Rotation-invariant Mixed Graphical Model Network for 2D Hand Pose Estimation
This addresses hand pose estimation for computer vision applications, offering an incremental improvement over existing methods.
The paper tackles 2D hand pose estimation from monocular RGB images by proposing the Rotation-invariant Mixed Graphical Model Network (R-MGMN), which integrates rotation invariance and a pool of graphical models to generate confidence maps, and it outperforms the state-of-the-art by a noticeable margin on two public datasets.

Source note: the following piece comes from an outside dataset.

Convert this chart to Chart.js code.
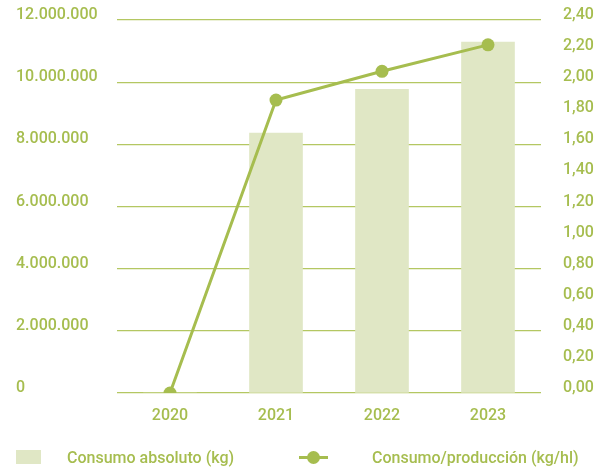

In this paper, we propose a new architecture named Rotation-invariant Mixed Graphical Model Network (R-MGMN) to solve the problem of 2D hand pose estimation from a monocular RGB image. By integrating a rotation net, the R-MGMN is invariant to rotations of the hand in the image. It also has a pool of graphical models, from which a combination of graphical models could be selected, conditioning on the input image. Belief propagation is performed on each graphical model separately, generating a set of marginal distributions, which are taken as the confidence maps of hand keypoint positions. Final confidence maps are obtained by aggregating these confidence maps together. We evaluate the R-MGMN on two public hand pose datasets. Experiment results show our model outperforms the state-of-the-art algorithm which is widely used in 2D hand pose estimation by a noticeable margin.